管財業務のツボ “象牙” はどう取り扱う? ~ カイロス総合法律事務所・岡山大輔弁護士に聞く ~
破産手続きは、債務者の財産が極めて少ない場合などを除き、裁判所から破産管財人が選任される「管財事件」として進められる。
破産管財人は裁判所の監督の下、破産者が有する財産の換価や処分、回収業務、破産債権の認否や債権者に対する配当など、多岐にわたる業務を担う。
弁護士の管財業務は、どのように進められるのか。管財業務の実務に詳しい弁護士法人カイロス総合法律事務所の岡山大輔弁護士に話を聞いた。
―管財事件の流れは
破産や民事再生などの倒産事件全般を取り扱う裁判所の倒産部(東京の本庁管轄下では東京地裁民事第20部)から連絡が来る。
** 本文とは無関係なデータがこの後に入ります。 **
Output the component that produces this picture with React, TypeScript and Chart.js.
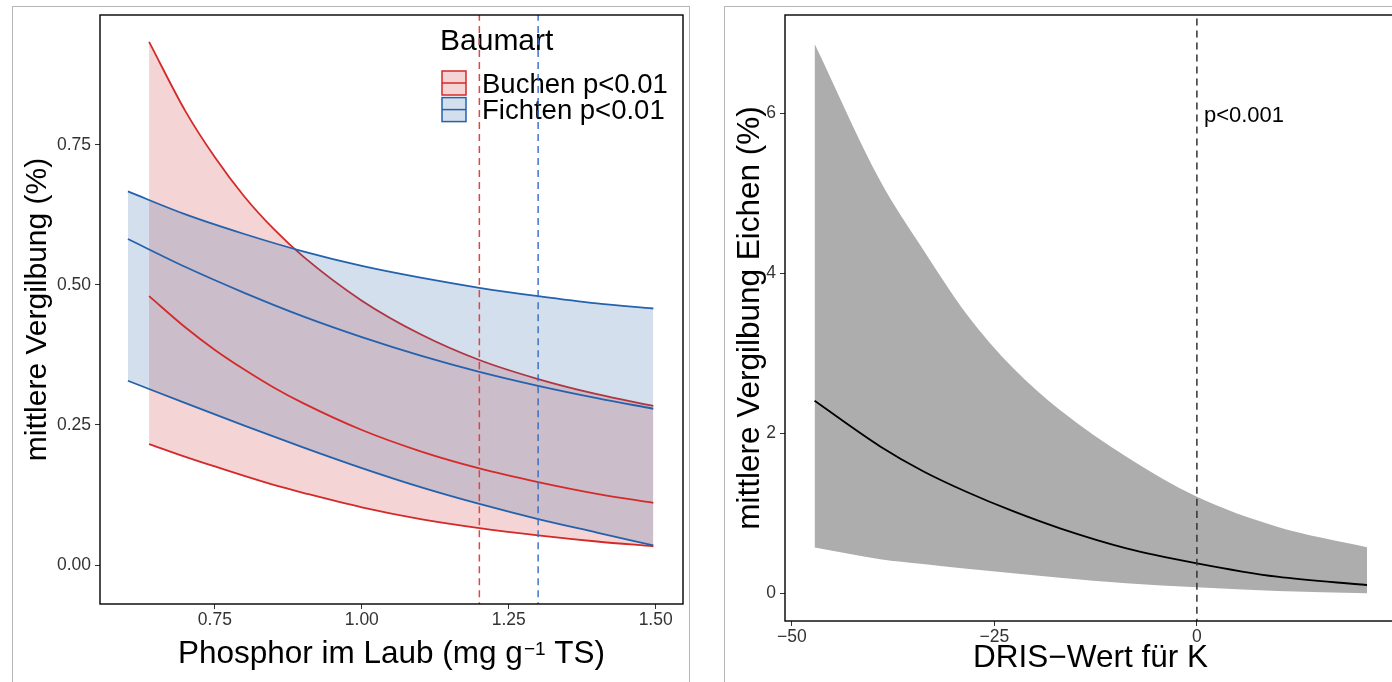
import React, { useEffect, useRef } from 'react';
import { Chart, registerables } from 'chart.js';

Chart.register(...registerables);

const FONT = "'Liberation Sans', Arial, Helvetica, sans-serif";

// ---------- left chart data (Phosphor im Laub) ----------
const BUCHEN_X = [0.638, 0.70, 0.75, 0.80, 0.85, 0.90, 1.00, 1.10, 1.20, 1.30, 1.40, 1.496];
const BUCHEN_UPPER = [0.934, 0.810, 0.728, 0.658, 0.600, 0.551, 0.472, 0.412, 0.366, 0.332, 0.305, 0.284];
const BUCHEN_MEAN = [0.480, 0.424, 0.384, 0.349, 0.317, 0.289, 0.241, 0.203, 0.1725, 0.148, 0.127, 0.111];
const BUCHEN_LOWER = [0.216, 0.193, 0.176, 0.159, 0.143, 0.129, 0.103, 0.082, 0.066, 0.053, 0.042, 0.0335];

const FICHTEN_X = [0.602, 0.70, 0.80, 0.90, 1.00, 1.10, 1.20, 1.30, 1.40, 1.496];
const FICHTEN_UPPER = [0.667, 0.626, 0.591, 0.560, 0.534, 0.513, 0.495, 0.480, 0.467, 0.458];
const FICHTEN_MEAN = [0.582, 0.532, 0.486, 0.444, 0.407, 0.374, 0.345, 0.320, 0.298, 0.279];
const FICHTEN_LOWER = [0.329, 0.289, 0.249, 0.210, 0.173, 0.139, 0.109, 0.082, 0.058, 0.035];

const THRESH_BUCHEN = 1.2;
const THRESH_FICHTEN = 1.3;

const P_X_TICKS = [0.75, 1.0, 1.25, 1.5];
const P_Y_TICKS = [0, 0.25, 0.5, 0.75];
const P_X_RANGE = [0.5545, 1.5465];
const P_Y_RANGE = [-0.0696, 0.982];

const LEGEND_TITLE = 'Baumart';
const LEGEND_LABELS = ['Buchen p<0.01', 'Fichten p<0.01'];

const LEFT_Y_TITLE = 'mittlere Vergilbung (%)';
const LEFT_X_TITLE_A = 'Phosphor im Laub (mg g';
const LEFT_X_TITLE_SUP = '\u22121';
const LEFT_X_TITLE_C = ' TS)';

// ---------- right chart data (DRIS-Wert für K) ----------
const EICHEN_X = [-47.2, -39.1, -33.8, -28.4, -22.7, -16.9, -8.7, 0, 9.9, 21.0];
const EICHEN_UPPER = [6.874, 5.16, 4.30, 3.49, 2.82, 2.295, 1.71, 1.21, 0.836, 0.579];
const EICHEN_MEAN = [2.41, 1.84, 1.53, 1.27, 1.03, 0.816, 0.566, 0.379, 0.211, 0.1075];
const EICHEN_LOWER = [0.576, 0.43, 0.37, 0.31, 0.255, 0.199, 0.129, 0.079, 0.033, 0.004];

const THRESH_K = 0;
const P_LABEL = 'p<0.001';
const P_LABEL_Y = 5.97;

const K_X_TICKS = [-50, -25, 0];
const K_Y_TICKS = [0, 2, 4, 6];
const K_X_RANGE = [-50.85, 24.58];
const K_Y_RANGE = [-0.3425, 7.2325];

const RIGHT_Y_TITLE = 'mittlere Vergilbung Eichen (%)';
const RIGHT_X_TITLE = 'DRIS\u2212Wert für K';

// ---------- styles ----------
const RED = '#d42a2a';
const BLUE = '#2562ae';
const RED_FILL = 'rgba(200,40,40,0.2)';
const BLUE_FILL = 'rgba(35,95,160,0.2)';
const RED_DASH = 'rgba(222,60,60,0.95)';
const BLUE_DASH = 'rgba(55,110,195,0.95)';

const zip = (xs: number[], ys: number[]) => xs.map((x, i) => ({ x, y: ys[i] }));

const tickFont = { family: FONT, size: 17.5 };

const boxPlugin = {
  id: 'panelBox',
  afterDatasetsDraw(chart: any) {
    const { ctx, chartArea: a } = chart;
    ctx.save();
    ctx.strokeStyle = '#000';
    ctx.lineWidth = 1.4;
    ctx.strokeRect(a.left, a.top, a.right - a.left, a.bottom - a.top);
    ctx.restore();
  },
};

const legendPlugin = {
  id: 'ggLegend',
  beforeDatasetsDraw(chart: any) {
    const { ctx } = chart;
    ctx.save();
    ctx.textBaseline = 'alphabetic';
    ctx.fillStyle = '#000';
    ctx.font = `30px ${FONT}`;
    ctx.fillText(LEGEND_TITLE, 440, 49.5);
    const fills = [RED_FILL, BLUE_FILL];
    const lines = [RED, BLUE];
    LEGEND_LABELS.forEach((lab, i) => {
      const y0 = 71 + i * 26.6;
      ctx.fillStyle = '#fff';
      ctx.fillRect(442, y0, 24, 24);
      ctx.fillStyle = fills[i];
      ctx.fillRect(442, y0, 24, 24);
      ctx.strokeStyle = lines[i];
      ctx.lineWidth = 1.5;
      ctx.strokeRect(442, y0, 24, 24);
      ctx.beginPath();
      ctx.moveTo(442, y0 + 12);
      ctx.lineTo(466, y0 + 12);
      ctx.stroke();
      ctx.fillStyle = '#000';
      ctx.font = `27.5px ${FONT}`;
      ctx.fillText(lab, 482, y0 + 21.8);
    });
    ctx.restore();
  },
};

const xTitlePlugin = {
  id: 'xTitleSup',
  afterDraw(chart: any) {
    const { ctx, chartArea } = chart;
    ctx.save();
    const main = `31.5px ${FONT}`;
    const sup = `19px ${FONT}`;
    ctx.font = main;
    const w1 = ctx.measureText(LEFT_X_TITLE_A).width;
    const w3 = ctx.measureText(LEFT_X_TITLE_C).width;
    ctx.font = sup;
    const w2 = ctx.measureText(LEFT_X_TITLE_SUP).width;
    let x = (chartArea.left + chartArea.right) / 2 - (w1 + w2 + w3 + 1) / 2;
    const base = 663;
    ctx.fillStyle = '#000';
    ctx.textBaseline = 'alphabetic';
    ctx.font = main;
    ctx.fillText(LEFT_X_TITLE_A, x, base);
    x += w1 + 1;
    ctx.font = sup;
    ctx.fillText(LEFT_X_TITLE_SUP, x, base - 8.5);
    x += w2;
    ctx.font = main;
    ctx.fillText(LEFT_X_TITLE_C, x, base);
    ctx.restore();
  },
};

const pLabelPlugin = {
  id: 'pLabel',
  afterDatasetsDraw(chart: any) {
    const { ctx } = chart;
    const x = chart.scales.x.getPixelForValue(THRESH_K) + 7;
    const y = chart.scales.y.getPixelForValue(P_LABEL_Y);
    ctx.save();
    ctx.fillStyle = '#000';
    ctx.font = `22px ${FONT}`;
    ctx.textBaseline = 'middle';
    ctx.fillText(P_LABEL, x, y);
    ctx.restore();
  },
};

const gridCfg = {
  display: true,
  drawOnChartArea: false,
  drawTicks: true,
  tickLength: 5,
  color: '#333',
  lineWidth: 1,
};

const lineDs = (data: any[], color: string, extra: any = {}) => ({
  data,
  borderColor: color,
  borderWidth: 1.8,
  pointRadius: 0,
  fill: false,
  cubicInterpolationMode: 'monotone',
  ...extra,
});

function leftConfig(): any {
  return {
    type: 'line',
    data: {
      datasets: [
        lineDs([{ x: THRESH_BUCHEN, y: -1 }, { x: THRESH_BUCHEN, y: 2 }], RED_DASH, { borderDash: [7, 5], borderWidth: 1.5, clip: 0 }),
        lineDs([{ x: THRESH_FICHTEN, y: -1 }, { x: THRESH_FICHTEN, y: 2 }], BLUE_DASH, { borderDash: [7, 5], borderWidth: 1.5, clip: 0 }),
        lineDs(zip(BUCHEN_X, BUCHEN_MEAN), RED),
        lineDs(zip(FICHTEN_X, FICHTEN_MEAN), BLUE),
        lineDs(zip(FICHTEN_X, FICHTEN_UPPER), BLUE, { fill: '+1', backgroundColor: BLUE_FILL }),
        lineDs(zip(FICHTEN_X, FICHTEN_LOWER), BLUE),
        lineDs(zip(BUCHEN_X, BUCHEN_UPPER), RED, { fill: '+1', backgroundColor: RED_FILL }),
        lineDs(zip(BUCHEN_X, BUCHEN_LOWER), RED),
      ],
    },
    options: {
      responsive: false,
      animation: false,
      devicePixelRatio: 1,
      layout: { padding: { top: 15, right: 17, left: 0, bottom: 0 } },
      plugins: { legend: { display: false }, tooltip: { enabled: false } },
      scales: {
        x: {
          type: 'linear',
          min: P_X_RANGE[0],
          max: P_X_RANGE[1],
          afterBuildTicks: (s: any) => { s.ticks = P_X_TICKS.map((v) => ({ value: v })); },
          afterFit: (s: any) => { s.height = 78; },
          ticks: { callback: (v: any) => Number(v).toFixed(2), color: '#333', font: tickFont, padding: 1, maxRotation: 0, autoSkip: false },
          grid: gridCfg,
          border: { display: false },
        },
        y: {
          type: 'linear',
          min: P_Y_RANGE[0],
          max: P_Y_RANGE[1],
          afterBuildTicks: (s: any) => { s.ticks = P_Y_TICKS.map((v) => ({ value: v })); },
          afterFit: (s: any) => { s.width = 100; },
          ticks: { callback: (v: any) => Number(v).toFixed(2), color: '#333', font: tickFont, padding: 4, autoSkip: false },
          grid: gridCfg,
          border: { display: false },
          title: { display: true, text: LEFT_Y_TITLE, color: '#000', font: { family: FONT, size: 30 }, padding: { top: 20, bottom: 0 } },
        },
      },
    },
    plugins: [legendPlugin, boxPlugin, xTitlePlugin],
  };
}

function rightConfig(): any {
  return {
    type: 'line',
    data: {
      datasets: [
        lineDs([{ x: THRESH_K, y: -1 }, { x: THRESH_K, y: 10 }], '#333', { borderDash: [7, 5], borderWidth: 1.5, clip: 0 }),
        lineDs(zip(EICHEN_X, EICHEN_MEAN), '#000', { borderWidth: 1.8 }),
        lineDs(zip(EICHEN_X, EICHEN_UPPER), 'rgba(0,0,0,0)', { borderWidth: 0, fill: '+1', backgroundColor: '#adadad' }),
        lineDs(zip(EICHEN_X, EICHEN_LOWER), 'rgba(0,0,0,0)', { borderWidth: 0 }),
      ],
    },
    options: {
      responsive: false,
      animation: false,
      devicePixelRatio: 1,
      layout: { padding: { top: 15, right: 4, left: 0, bottom: 0 } },
      plugins: { legend: { display: false }, tooltip: { enabled: false } },
      scales: {
        x: {
          type: 'linear',
          min: K_X_RANGE[0],
          max: K_X_RANGE[1],
          afterBuildTicks: (s: any) => { s.ticks = K_X_TICKS.map((v) => ({ value: v })); },
          afterFit: (s: any) => { s.height = 61; },
          ticks: { callback: (v: any) => (Number(v) < 0 ? '\u2212' + Math.abs(Number(v)) : String(v)), color: '#333', font: tickFont, padding: 1, maxRotation: 0, autoSkip: false },
          grid: gridCfg,
          border: { display: false },
          title: { display: true, text: RIGHT_X_TITLE, color: '#000', font: { family: FONT, size: 31.5 }, padding: { top: 0, bottom: 5 } },
        },
        y: {
          type: 'linear',
          min: K_Y_RANGE[0],
          max: K_Y_RANGE[1],
          afterBuildTicks: (s: any) => { s.ticks = K_Y_TICKS.map((v) => ({ value: v })); },
          afterFit: (s: any) => { s.width = 85; },
          ticks: { callback: (v: any) => String(v), color: '#333', font: tickFont, padding: 4, autoSkip: false },
          grid: gridCfg,
          border: { display: false },
          title: { display: true, text: RIGHT_Y_TITLE, color: '#000', font: { family: FONT, size: 31.5 }, padding: { top: 31, bottom: 0 } },
        },
      },
    },
    plugins: [boxPlugin, pLabelPlugin],
  };
}

export default function App() {
  const leftRef = useRef<HTMLCanvasElement>(null);
  const rightRef = useRef<HTMLCanvasElement>(null);

  useEffect(() => {
    const c1 = new Chart(leftRef.current as HTMLCanvasElement, leftConfig());
    const c2 = new Chart(rightRef.current as HTMLCanvasElement, rightConfig());
    return () => {
      c1.destroy();
      c2.destroy();
    };
  }, []);

  return (
    <div style={{ position: 'fixed', left: 0, top: 0, width: 1392, height: 682, overflow: 'hidden', background: '#fff' }}>
      <div style={{ position: 'absolute', left: 12, top: 6, width: 678, height: 740, border: '1px solid #b5b5b5', boxSizing: 'border-box' }} />
      <div style={{ position: 'absolute', left: 724, top: 6, width: 740, height: 740, border: '1px solid #b5b5b5', boxSizing: 'border-box' }} />
      <canvas ref={leftRef} width={700} height={682} style={{ position: 'absolute', left: 0, top: 0, width: 700, height: 682 }} />
      <canvas ref={rightRef} width={700} height={682} style={{ position: 'absolute', left: 700, top: 0, width: 700, height: 682 }} />
    </div>
  );
}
破産開始決定前に破産者、申立代理人の弁護士と面談し、認識の摺り合わせを行う。その後、債務者の財産状況を調査し、換価を進める。開始決定から2~3カ月後の第1回目の債権者集会で手続が終了する案件も多い。
個人の破産の場合、債務者と面談し、事情を把握した上で、免責許可に対する意見を述べる。浪費や不当な財産処分などは免責不許可事由にあたるが、実務上はよほど悪質なケースでなければ、免責不相当に該当することは少ないように思われる。
―象牙の換価と財団組入について
破産管財人の裁量で、破産者の財産を自由に換価できると捉えられているかもしれないが、裁判所と相談をしながら進めることも多い。珍しいケースでは、約1mの象牙の換価を担当した事がある。破産者が所有する象牙は、種の保存法によりワシントン条約以前のものなどを除き、一般財団法人自然環境研究センターに登録のない象牙売買は違法になり得る。売却には適法に象牙を所有したことを証明し登録する必要があり、登録には約3か月の鑑定期間と費用約10万円が必要だった。
象牙自体の価値は約13万円を見込んだが、現物の精査で実際は5万4,000円の価値しかなく元が取れないことが確定した。
結局、売買できず、相応の期間もかかることから裁判所の許可を得て、象牙の価値の半額を破産者から財団組入し、象牙を財団から手放すことに合意した。
破産者が破産に至る経緯や資産状況など、同じ管財事件でも内情は様々だ。破産管財人は、専門知識に基づいて迅速かつ適正、妥当な判断を常に求められる。まさに破産者にとっては最後の拠り所になる存在といえる。